Another related hypothetical frequently posed to animal advocates is whether we would kill and eat an animal if we were trapped on a deserted island, as if our decision to kill and eat an animal as our only means of survival would somehow demonstrate hypocrisy in our everyday choice of a plant-based diet in real life. When these hypothetical scenarios are raised in the context of a discussion about eating animals, they are simply functioning as red herrings, or distractions meant to diminish or derail the real moral question at hand. And they ignore the fact that under normal, everyday circumstances, we clearly have a choice to spare a life or take a life each time we sit down to eat. Under such circumstances, eating animals means paying for animals to suffer for the pleasure we derive from eating them, and is not a question of survival. Humans do not suffer as a consequence of eating plant foods instead of animals.
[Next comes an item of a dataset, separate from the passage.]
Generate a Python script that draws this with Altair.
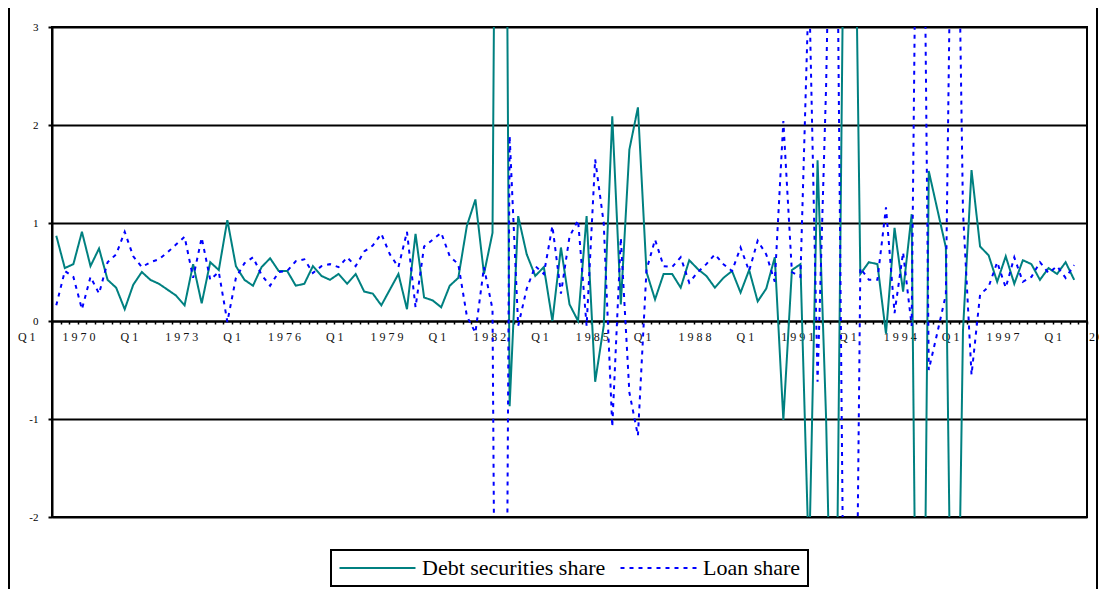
import altair as alt
import pandas as pd

# ---- data ----
series_names = ["Debt securities share", "Loan share"]
label_years = ["1970", "1973", "1976", "1979", "1982", "1985", "1988", "1991", "1994", "1997", "2000"]

debt_share = [
    0.87, 0.54, 0.58, 0.91, 0.56, 0.74, 0.42, 0.34, 0.12, 0.37,
    0.50, 0.42, 0.38, 0.32, 0.26, 0.16, 0.58, 0.18, 0.60, 0.52,
    1.03, 0.56, 0.42, 0.36, 0.55, 0.64, 0.51, 0.51, 0.36, 0.38,
    0.56, 0.46, 0.42, 0.48, 0.38, 0.48, 0.30, 0.28, 0.16, 0.32,
    0.48, 0.12, 0.89, 0.24, 0.21, 0.14, 0.36, 0.44, 0.97, 1.24,
    0.48, 0.90, 14.0, -0.87, 1.07, 0.68, 0.46, 0.55, 0.00, 0.75,
    0.17, 0.00, 1.07, -0.62, -0.05, 2.09, 0.17, 1.75, 2.18, 0.50,
    0.22, 0.48, 0.48, 0.34, 0.62, 0.53, 0.46, 0.34, 0.44, 0.51,
    0.29, 0.52, 0.20, 0.33, 0.65, -1.01, 0.52, 0.58, -2.5, 1.64,
    -1.0, -5.0, 3.7, 7.0, 0.48, 0.60, 0.58, -0.13, 0.95, 0.30,
    1.09, -8.0, 1.53, 1.14, 0.75, -6.0, -0.10, 1.54, 0.76, 0.67,
    0.40, 0.66, 0.38, 0.62, 0.58, 0.42, 0.54, 0.48, 0.60, 0.42,
]

loan_share = [
    0.16, 0.51, 0.45, 0.12, 0.45, 0.28, 0.60, 0.68, 0.91, 0.66,
    0.55, 0.60, 0.63, 0.70, 0.78, 0.86, 0.44, 0.85, 0.42, 0.50,
    -0.01, 0.44, 0.59, 0.65, 0.47, 0.36, 0.50, 0.51, 0.61, 0.63,
    0.49, 0.56, 0.58, 0.55, 0.65, 0.56, 0.71, 0.77, 0.89, 0.68,
    0.55, 0.91, 0.14, 0.76, 0.83, 0.90, 0.66, 0.58, 0.05, -0.12,
    0.55, 0.12, -13.0, 1.89, -0.05, 0.33, 0.56, 0.48, 0.97, 0.28,
    0.86, 1.03, -0.05, 1.65, 1.00, -1.08, 0.85, -0.73, -1.17, 0.52,
    0.83, 0.56, 0.55, 0.65, 0.39, 0.50, 0.58, 0.68, 0.58, 0.51,
    0.75, 0.51, 0.82, 0.68, 0.40, 2.04, 0.50, 0.45, 3.5, -0.62,
    2.4, 7.0, -2.7, -8.0, 0.54, 0.42, 0.42, 1.16, 0.08, 0.70,
    -0.05, 8.6, -0.50, -0.12, 0.27, 7.0, 1.12, -0.55, 0.27, 0.35,
    0.60, 0.34, 0.65, 0.40, 0.45, 0.60, 0.49, 0.56, 0.44, 0.57,
]

n_categories = 121  # 1970 Q1 ... 2000 Q1

rows = []
for name, vals in zip(series_names, [debt_share, loan_share]):
    for i, v in enumerate(vals):
        rows.append({"q": i, "value": v, "series": name})
df = pd.DataFrame(rows)

# ---- axis labels ----
NB = "\u00a0"


def spaced(s):
    return NB.join(list(s))


boundaries = [k - 0.5 for k in range(0, n_categories + 1)]
expr = "''"
for m, yr in reversed(list(enumerate(label_years))):
    txt = spaced("Q1") + NB * 9 + spaced(yr)
    expr = f"datum.value == {12 * m - 0.5} ? '{txt}' : ({expr})"

W, H = 1035, 490
cat_w = W / n_categories

x_scale = alt.Scale(domain=[-0.5, n_categories - 0.5], nice=False, zero=False)
y_scale = alt.Scale(domain=[-2, 3], nice=False)


def make_legend():
    return alt.Legend(
        title=None,
        orient="none",
        legendX=279,
        legendY=523,
        direction="horizontal",
        symbolType="M-1,0H7",
        symbolSize=361,
        symbolStrokeWidth=2,
        labelFont="Liberation Serif",
        labelFontSize=22,
        labelColor="black",
        labelLimit=0,
        labelOffset=62,
        columnPadding=10,
        padding=7,
        strokeColor="black",
    )


lines = alt.Chart(df).mark_line(clip=True, strokeJoin="miter").encode(
    x=alt.X(
        "q:Q",
        scale=x_scale,
        axis=alt.Axis(
            values=boundaries,
            labelExpr=expr,
            labelOffset=cat_w / 2,
            tickSize=3,
            tickWidth=1.5,
            tickColor="black",
            domainColor="black",
            domainWidth=2,
            offset=-H * 2 / 5,
            grid=False,
            labelFont="Liberation Serif",
            labelFontSize=12,
            labelColor="#111111",
            labelOverlap=False,
            labelBound=False,
            labelFlush=False,
            labelAngle=0,
            labelPadding=7,
            title=None,
        ),
    ),
    y=alt.Y(
        "value:Q",
        scale=y_scale,
        axis=alt.Axis(
            values=[-2, -1, 0, 1, 2, 3],
            labelExpr="replace(toString(datum.value), '\u2212', '-')",
            grid=True,
            gridColor="black",
            gridWidth=2,
            gridOpacity=1,
            tickSize=4,
            tickColor="black",
            tickWidth=2,
            domainColor="black",
            domainWidth=2,
            labelFont="Liberation Serif",
            labelFontSize=11,
            labelColor="black",
            labelPadding=10,
            title=None,
        ),
    ),
    color=alt.Color(
        "series:N",
        scale=alt.Scale(domain=series_names, range=["#008080", "#0000FF"]),
        legend=make_legend(),
    ),
    strokeDash=alt.StrokeDash(
        "series:N",
        scale=alt.Scale(domain=series_names, range=[[1, 0], [4, 5]]),
        legend=make_legend(),
    ),
    strokeWidth=alt.value(2),
    order="q:Q",
)

frame_data = alt.Data(values=[{"side": "left"}])
frame_left = alt.Chart(frame_data).mark_rule(color="black", strokeWidth=2, clip=False).encode(
    x=alt.value(-43), y=alt.value(-19), y2=alt.value(H + 72)
)
frame_right = alt.Chart(frame_data).mark_rule(color="black", strokeWidth=2, clip=False).encode(
    x=alt.value(W + 10), y=alt.value(-19), y2=alt.value(H + 72)
)

chart = (
    alt.layer(lines, frame_left, frame_right)
    .properties(
        width=W,
        height=H,
        padding={"left": 44, "top": 19, "right": 12, "bottom": 72},
        autosize=alt.AutoSizeParams(type="none"),
        background="white",
    )
    .configure_view(stroke="black", strokeWidth=2)
    .configure_legend(strokeWidth=2)
)

chart.save("out.html", embed_options={"renderer": "svg", "actions": False})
But We Should Solve Human Problems First!
Another popular assertion connected to the criticism of caring too much for animals is that we should first solve human problems before we try to help animals. This logic is based on a false, either/or dilemma in which our efforts to help animals necessarily compete with efforts to help humans. Actually the opposite is true. Helping one social justice cause — whether it be human rights, environmental justice or animal justice — advances all of them. And of course the inverse is also true. As we have seen earlier, contributing to one injustice, like consuming animal products, also contributes to the exploitation of workers and the environment, climate change, world hunger, and political and economic instability. Oppressive systems are also connected ideologically, stemming from similar notions of superiority and a belief that might makes right; we can and should work holistically to challenge these ideas at their root.
Finally, yet another variation on the theme of caring too much about animals is the idea that humans are more important than other animals. But aside from the obvious self-serving nature of this belief, whether we perceive ourselves as subjectively more important than other animals is not at a justification for our unnecessary exploitation and killing of billions of them for food. In other words, just because we may not value other animals as we do humans does not mean anything goes. For example, while most of us subjectively value our own family members more than we do strangers or acquaintances, and while many of us value progressive thinkers and socially responsible citizens more than people who don’t do anything for anyone but themselves, this doesn’t mean we are entitled to go around inflicting needless harm on the individuals or groups who are less important to us, or whom we feel are less valuable members of society. We don’t have to believe other animals are as important or less important than ourselves to respect their basic desire to stay alive and not to suffer.
In closing, a basic level of caring about other animals also does not mean that we believe that animals deserve all of the same rights as humans. It is obvious that animals don’t need the right to vote or to bear fire arms or marry, but this does not mean that they should be denied the fundamental right to be free from unnecessary harm and suffering.